Adding the sitemap URL to robots.txt improves crawl efficiency, especially if the site receives many frequent visits from search engine bots.


Geo-Targeting with hreflang and Sitemap Tags

For multilingual or multi-regional websites, use the hreflang attribute within sitemaps to guide search engines on regional versions of a page. This helps improve the visibility of international content.

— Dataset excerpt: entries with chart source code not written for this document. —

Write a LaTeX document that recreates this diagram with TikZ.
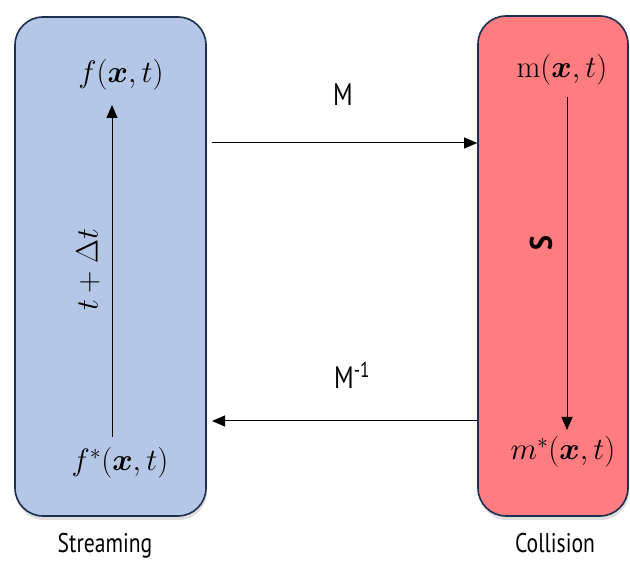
\RequirePackage{fix-cm}
\documentclass[tikz,border=0pt]{standalone}
\usepackage{fontspec}
\usepackage{amsmath}
\usepackage{bm}
\newfontfamily\labelfont{PT Sans}
\usetikzlibrary{shadows,arrows.meta}
\definecolor{boxblue}{HTML}{B4C7E7}
\definecolor{boxred}{HTML}{FF7C80}
\definecolor{boxedge}{HTML}{1F2F4F}
\tikzset{
  panel/.style={draw=boxedge, line width=1.6pt, rounded corners=28pt,
    drop shadow={shadow xshift=1pt, shadow yshift=-4pt, opacity=0.25}},
  mathlbl/.style={inner sep=0pt, font=\fontsize{31}{36}\selectfont},
  sanslbl/.style={inner sep=0pt, font=\labelfont\fontsize{31}{36}\selectfont},
  caplbl/.style={inner sep=0pt, anchor=base, font=\labelfont\fontsize{27}{32}\selectfont},
  conn/.style={line width=1pt, -{Triangle[length=13pt,width=11pt]}}
}
\begin{document}
\begin{tikzpicture}[x=1pt,y=-1pt]
\useasboundingbox (0,0) rectangle (630,561);
\fill[white] (0,0) rectangle (630,561);
\node[panel, fill=boxblue, minimum width=191pt, minimum height=499pt] (lbox) at (110.5,266.5) {};
\node[panel, fill=boxred, minimum width=150pt, minimum height=500pt] (rbox) at (553,266) {};
% left box texts
\node[mathlbl] (f) at (121,75) {$f(\bm{x},t)$};
\node[mathlbl] (fs) at (120,463) {$f^{*}(\bm{x},t)$};
\coordinate (fbot) at (112,437);
\coordinate (ftop) at (112,105);
\draw[conn] (fbot) -- (ftop);
\node[mathlbl, rotate=90] (dt) at (88,270) {$t+\Delta t$};
% right box texts
\node[mathlbl] (m) at (562,70) {$\mathrm{m}(\bm{x},t)$};
\node[mathlbl] (ms) at (563,452) {$m^{*}(\bm{x},t)$};
\coordinate (mtop) at (567,97);
\coordinate (mbot) at (567,430);
\draw[conn] (mtop) -- (mbot);
\node[sanslbl, rotate=90] (S) at (541,243) {\scalebox{0.9}[1]{\bfseries S}};
% connectors between boxes
\coordinate (a1) at (212,143);
\draw[conn] (a1) -- (rbox.west |- a1);
\coordinate (a2) at (212,421);
\draw[conn] (rbox.west |- a2) -- (a2);
\node[sanslbl] (M) at (343,95) {\scalebox{0.8}[1]{M}};
\node[sanslbl] (Mi) at (352,375) {\scalebox{0.8}[1]{M\textsuperscript{-1}}};
% captions
\node[caplbl] (st) at (105,552) {\scalebox{0.8}[1]{Streaming}};
\node[caplbl] (co) at (555,552) {\scalebox{0.8}[1]{Collision}};
\end{tikzpicture}
\end{document}
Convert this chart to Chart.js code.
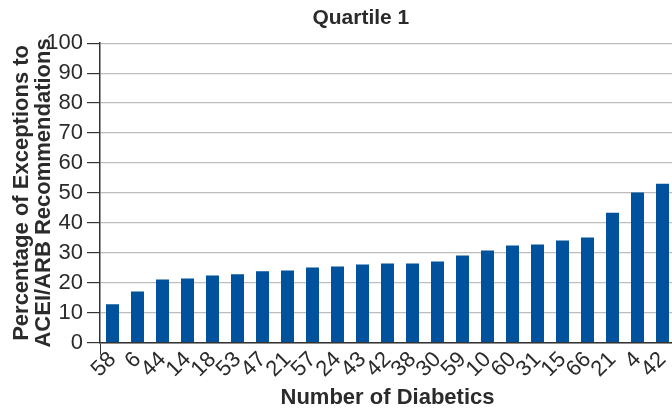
<!DOCTYPE html>
<html>
<head>
<meta charset="utf-8">
<script src="https://cdn.jsdelivr.net/npm/chart.js@4.4.1/dist/chart.umd.min.js"></script>
<style>
  html, body { margin: 0; padding: 0; background: #fff; overflow: hidden; }
  #wrap { width: 676px; height: 411px; position: relative; }
</style>
</head>
<body>
<div id="wrap"><canvas id="quartileChart"></canvas></div>
<script>
// Quartile 1 - exceptions to ACEI/ARB recommendations per practice
const diabeticCounts = ['58', '6', '44', '14', '18', '53', '47', '21', '57', '24', '43', '42',
  '38', '30', '59', '10', '60', '31', '15', '66', '21', '4', '42'];
const exceptionPct = [12.8, 17.1, 21.1, 21.4, 22.4, 22.8, 23.8, 24.1, 25.1, 25.4, 26.1, 26.4,
  26.4, 27.1, 29.1, 30.8, 32.4, 32.8, 34.1, 35.1, 43.4, 50.1, 53.1];
const yTicks = [0, 10, 20, 30, 40, 50, 60, 70, 80, 90, 100];

const textColor = '#2b2b2b';
const tickFont = { family: 'Liberation Sans, Arial, sans-serif', size: 22 };
const titleFont = { family: 'Liberation Sans, Arial, sans-serif', size: 22, weight: 'bold' };

const ctx = document.getElementById('quartileChart');
new Chart(ctx.getContext('2d'), {
  type: 'bar',
  data: {
    labels: diabeticCounts,
    datasets: [{
      label: 'Exceptions (%)',
      data: exceptionPct,
      backgroundColor: '#00529c',
      borderWidth: 0,
      barPercentage: 0.52,
      categoryPercentage: 1
    }]
  },
  options: {
    responsive: true,
    maintainAspectRatio: false,
    animation: false,
    layout: { padding: { left: 0, right: 1, top: 0, bottom: 0 } },
    plugins: {
      legend: { display: false },
      tooltip: { enabled: false },
      title: {
        display: true,
        text: '        Quartile 1',
        color: textColor,
        font: { ...titleFont, size: 21 },
        padding: { top: 6, bottom: 12 }
      }
    },
    scales: {
      x: {
        offset: true,
        grid: {
          display: true,
          drawOnChartArea: false,
          offset: true,
          tickLength: 12,
          tickColor: c => c.index === 0 ? '#333' : 'rgba(0,0,0,0)'
        },
        border: { color: '#333', width: 1.5 },
        ticks: {
          color: textColor,
          font: tickFont,
          minRotation: 45,
          maxRotation: 45,
          autoSkip: false,
          padding: -8
        },
        title: {
          display: true,
          text: 'Number of Diabetics',
          color: textColor,
          font: titleFont,
          padding: { top: 10, bottom: 0 }
        }
      },
      y: {
        min: 0,
        max: 100,
        afterBuildTicks: axis => { axis.ticks = yTicks.map(v => ({ value: v })); },
        // fixed width so the axis title can sit next to the tick labels, as in the original
        afterFit: axis => { axis.width = 100; },
        grid: {
          color: '#bdbdbd',
          lineWidth: 1.2,
          tickLength: 13,
          tickColor: '#333'
        },
        border: { color: '#333', width: 1.5 },
        ticks: {
          color: textColor,
          font: tickFont,
          padding: 4
        },
        title: {
          display: true,
          text: ['Percentage of Exceptions to', 'ACEI/ARB Recommendations'],
          color: textColor,
          font: { ...titleFont, lineHeight: 1.0 },
          padding: { top: 11, bottom: 0 }
        }
      }
    }
  }
});
</script>
</body>
</html>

Example of hreflang in XML Sitemap:

<url>
<loc>https://example.com/en/</loc>
<xhtml:link rel="alternate" hreflang="en" href="https://example.com/en/"/>
<xhtml:link rel="alternate" hreflang="es" href="https://example.com/es/"/>
</url>

Submitting an XML Sitemap to Search Engines

After creating your XML sitemap, it’s essential to submit it to search engines so they know it’s available.

Google Search Console

  1. Sign in to Google Search Console.
  2. Select your website.
  3. In the left sidebar, go to Sitemaps.
  4. Enter the URL of your sitemap (e.g., https://example.com/sitemap.xml).
  5. Click Submit.

Bing Webmaster Tools

  1. Sign in to Bing Webmaster Tools.
  2. Go to Sitemaps in the dashboard.
  3. Enter your sitemap URL and click Submit.

Example of a Complete XML Sitemap

Here’s a sample XML sitemap to illustrate the structure and usage of key elements:

<urlset xmlns="http://www.sitemaps.org/schemas/sitemap/0.9">
  <url>
    <loc>https://example.com/home</loc>
    <lastmod>2024-11-10</lastmod>
    <changefreq>daily</changefreq>
    <priority>1.0</priority>
  </url>
  <url>
    <loc>https://example.com/blog/article1</loc>
    <lastmod>2024-11-08</lastmod>
    <changefreq>weekly</changefreq>
    <priority>0.8</priority>
  </url>
  <!-- Additional URLs can go here -->
</urlset>

Tools for Creating XML Sitemaps

There are several tools and plugins available to generate XML sitemaps, especially helpful if you have a large website or use a content management system (CMS).

  • XML-sitemaps.com: An easy-to-use online tool for creating basic XML sitemaps.
  • Screaming Frog: A robust tool for generating sitemaps and conducting a full SEO audit.
  • Yoast SEO (for WordPress): This plugin automatically generates XML sitemaps for WordPress websites.

For dynamic websites, consider automating sitemap generation by setting up a cron job or API-based updates to keep the sitemap current.


Conclusion

An XML sitemap is a fundamental part of SEO that helps search engines index your website effectively. By structuring and maintaining your sitemap properly, you can improve the discoverability of your content, ensuring that both users and search engines can navigate your site more efficiently.

Encourage regular sitemap maintenance as part of your SEO strategy, and leverage tools to automate the process if possible. A well-maintained XML sitemap is a powerful asset for driving organic search visibility.